> **EXERCISE REQUIREMENTS**: Begin at the top of the records below and return each line exactly through the line with "yticks = list(range(800, 2300, 100))". Skip pictures.

> **DATA RECORDS**:
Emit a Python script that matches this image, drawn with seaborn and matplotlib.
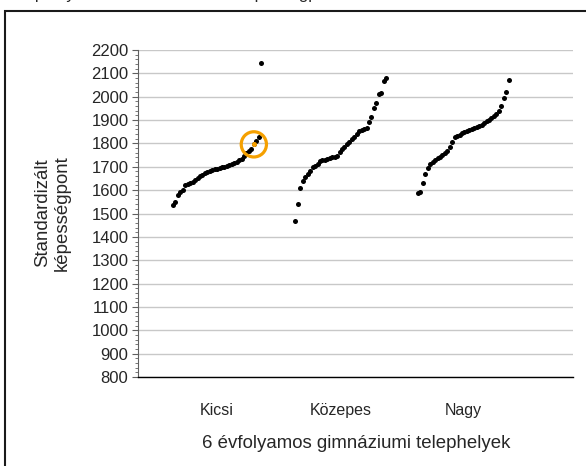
import matplotlib
matplotlib.use('Agg')
import matplotlib.pyplot as plt
import seaborn as sns
import pandas as pd
from matplotlib.patches import Rectangle
from matplotlib.ticker import MultipleLocator

# Sorted standardized scores per site-size category
groups = ['Kicsi', 'Közepes', 'Nagy']
kicsi = [1536, 1548, 1580, 1594, 1602, 1622, 1628, 1632, 1636, 1645, 1652, 1659, 1666,
         1673, 1679, 1684, 1688, 1690, 1692, 1694, 1697, 1700, 1703, 1707, 1711, 1715,
         1720, 1727, 1733, 1745, 1760, 1768, 1778, 1796, 1812, 1826, 2143]
kozepes = [1468, 1541, 1610, 1640, 1655, 1668, 1682, 1697, 1702, 1712, 1725, 1728, 1731,
           1734, 1737, 1740, 1744, 1748, 1762, 1776, 1786, 1797, 1808, 1818, 1828, 1840,
           1852, 1857, 1861, 1868, 1890, 1915, 1950, 1974, 2012, 2018, 2068, 2080]
nagy = [1586, 1590, 1632, 1670, 1694, 1710, 1720, 1729, 1736, 1744, 1751, 1758, 1768,
        1785, 1806, 1826, 1832, 1838, 1843, 1849, 1854, 1858, 1862, 1866, 1870, 1874,
        1877, 1886, 1898, 1902, 1910, 1916, 1926, 1940, 1962, 1993, 2019, 2072]
highlight_group = 'Kicsi'
highlight_rank = 33
yticks = list(range(800, 2300, 100))

# build long table, x = group slot + rank within group
rows = []
for g, (name, vals) in enumerate(zip(groups, [kicsi, kozepes, nagy])):
    for r, v in enumerate(vals):
        rows.append({'group': name, 'rank': r, 'x': g * 50 + r, 'pont': v})
df = pd.DataFrame(rows)
centers = [g * 50 + (len(v) - 1) / 2 for g, v in enumerate([kicsi, kozepes, nagy])]

sns.set_style('white')
plt.rcParams['font.family'] = ['Liberation Sans', 'DejaVu Sans']

W, H = 586, 466
fig = plt.figure(figsize=(W / 100, H / 100), dpi=100)
ax = fig.add_axes([137.5 / W, 1 - 377 / H, (573 - 137.5) / W, (377 - 50) / H])

sns.scatterplot(data=df, x='x', y='pont', color='black', s=13, linewidth=0,
                ax=ax, legend=False, zorder=3)

hl = df[(df.group == highlight_group) & (df['rank'] == highlight_rank)]
ax.scatter(hl.x, hl.pont, s=13, color='#f5a000', linewidths=0, zorder=4)
ax.scatter(hl.x, hl.pont, s=330, facecolors='none', edgecolors='#f5a000',
           linewidths=2.3, zorder=4)

ax.set_ylim(800, 2200)
ax.set_xlim(-14.5, 163.3)
ax.set_yticks(yticks)
ax.yaxis.set_minor_locator(MultipleLocator(20))
ax.grid(axis='y', which='major', color='#c8c8c8', lw=1)
ax.set_axisbelow(True)

for s in ['top', 'right']:
    ax.spines[s].set_visible(False)
ax.spines['left'].set_color('#606060')
ax.spines['left'].set_linewidth(0.8)
ax.spines['bottom'].set_color('black')
ax.spines['bottom'].set_linewidth(1.0)

ax.tick_params(axis='y', which='major', direction='out', length=4, width=0.8,
               color='#606060', labelsize=12, pad=2.5, left=True)
ax.tick_params(axis='y', which='minor', direction='out', length=2.5, width=0.6,
               color='#606060', left=True)
ax.set_xticks(centers)
ax.set_xticklabels(groups)
ax.tick_params(axis='x', length=0, labelsize=11.5, pad=19)
ax.set_xlabel('')
ax.set_ylabel('')

fig.text(52 / W, 1 - 213 / H, 'Standardizált\nképességpont', rotation=90,
         ha='center', va='center', multialignment='center', fontsize=13.4)
fig.text(356 / W, 1 - 448 / H, '6 évfolyamos gimnáziumi telephelyek',
         ha='center', va='baseline', fontsize=13.4)

# caption line above the frame, cut off by the image edge (only descenders show)
fig.text(8 / W, 1 + 0.5 / H, 'telephelyeinek számában és a képességpontok alakulása',
         ha='left', va='baseline', fontsize=12)

fig.patches.append(Rectangle((4.5 / W, -0.05), 1.2, (H - 10.5) / H + 0.05,
                             transform=fig.transFigure, fill=False,
                             ec='#1a1a1a', lw=1.5))

fig.savefig('out.png', dpi=100)
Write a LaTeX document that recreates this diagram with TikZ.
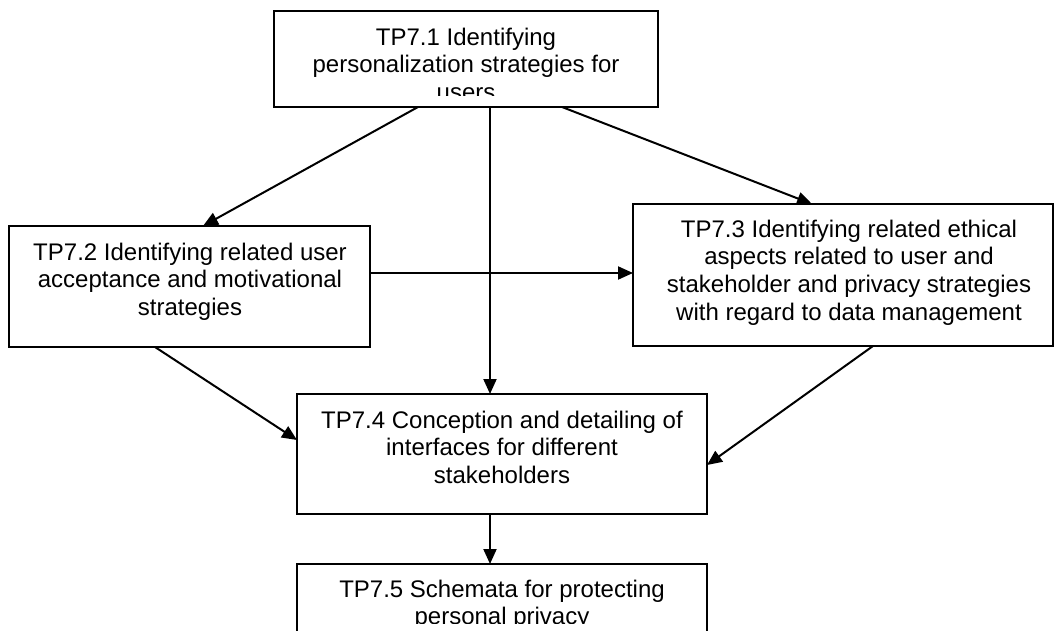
\documentclass[tikz,border=0pt]{standalone}
\usepackage{fontspec}
\setmainfont{Liberation Sans}
\usetikzlibrary{arrows.meta}
\begin{document}
\begin{tikzpicture}[x=1pt,y=-1pt,
  box/.style={draw, line width=2pt, rectangle, inner sep=0pt, outer sep=0pt, anchor=north west},
  txt/.style={anchor=north, align=center, inner sep=0pt, font=\fontsize{24}{27.6}\selectfont},
  conn/.style={line width=2pt, -{Triangle[length=15pt,width=13pt]}}]
\clip (0,0) rectangle (1055,631);
\fill[white] (0,0) rectangle (1055,631);
% boxes
\node[box, minimum width=384pt, minimum height=96pt]  (b1) at (274,11) {};
\node[box, minimum width=361pt, minimum height=121pt] (b2) at (9,226) {};
\node[box, minimum width=420pt, minimum height=142pt] (b3) at (633,204) {};
\node[box, minimum width=410pt, minimum height=120pt] (b4) at (297,394) {};
\node[box, minimum width=410pt, minimum height=100pt] (b5) at (297,564) {};
% texts
\begin{scope}
  \clip (274,11) rectangle (658,96);
  \node[txt] (l1) at (466,25.7) {\strut TP7.1 Identifying\\personalization strategies for\\users};
\end{scope}
\node[txt] (l2) at (190,240.7) {\strut TP7.2 Identifying related user\\acceptance and motivational\\strategies};
\node[txt] (l3) at (849,217.7) {\strut TP7.3 Identifying related ethical\\aspects related to user and\\stakeholder and privacy strategies\\with regard to data management};
\node[txt] (l4) at (502,408.7) {\strut TP7.4 Conception and detailing of\\interfaces for different\\stakeholders};
\begin{scope}
  \clip (297,564) rectangle (707,623);
  \node[txt] (l5) at (502,577.7) {\strut TP7.5 Schemata for protecting\\personal privacy};
\end{scope}
% connectors
\draw[conn] ([xshift=144pt]b1.south west) -- ([xshift=194pt]b2.north west);
\draw[conn] ([xshift=288pt]b1.south west) -- ([xshift=179pt]b3.north west);
\draw[conn] ([xshift=216pt]b1.south west) -- ([xshift=193pt]b4.north west);
\draw[conn] ([yshift=-47pt]b2.north east) -- ([yshift=-69pt]b3.north west);
\draw[conn] ([xshift=146pt]b2.south west) -- ([yshift=-46pt]b4.north west);
\draw[conn] ([xshift=240pt]b3.south west) -- ([yshift=-71pt]b4.north east);
\draw[conn] ([xshift=193pt]b4.south west) -- ([xshift=193pt]b5.north west);
\end{tikzpicture}
\end{document}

> **OUTPUT OF THE TASK**:
Emit a Python script that matches this image, drawn with seaborn and matplotlib.
import matplotlib
matplotlib.use('Agg')
import matplotlib.pyplot as plt
import seaborn as sns
import pandas as pd
from matplotlib.patches import Rectangle
from matplotlib.ticker import MultipleLocator

# Sorted standardized scores per site-size category
groups = ['Kicsi', 'Közepes', 'Nagy']
kicsi = [1536, 1548, 1580, 1594, 1602, 1622, 1628, 1632, 1636, 1645, 1652, 1659, 1666,
         1673, 1679, 1684, 1688, 1690, 1692, 1694, 1697, 1700, 1703, 1707, 1711, 1715,
         1720, 1727, 1733, 1745, 1760, 1768, 1778, 1796, 1812, 1826, 2143]
kozepes = [1468, 1541, 1610, 1640, 1655, 1668, 1682, 1697, 1702, 1712, 1725, 1728, 1731,
           1734, 1737, 1740, 1744, 1748, 1762, 1776, 1786, 1797, 1808, 1818, 1828, 1840,
           1852, 1857, 1861, 1868, 1890, 1915, 1950, 1974, 2012, 2018, 2068, 2080]
nagy = [1586, 1590, 1632, 1670, 1694, 1710, 1720, 1729, 1736, 1744, 1751, 1758, 1768,
        1785, 1806, 1826, 1832, 1838, 1843, 1849, 1854, 1858, 1862, 1866, 1870, 1874,
        1877, 1886, 1898, 1902, 1910, 1916, 1926, 1940, 1962, 1993, 2019, 2072]
highlight_group = 'Kicsi'
highlight_rank = 33
yticks = list(range(800, 2300, 100))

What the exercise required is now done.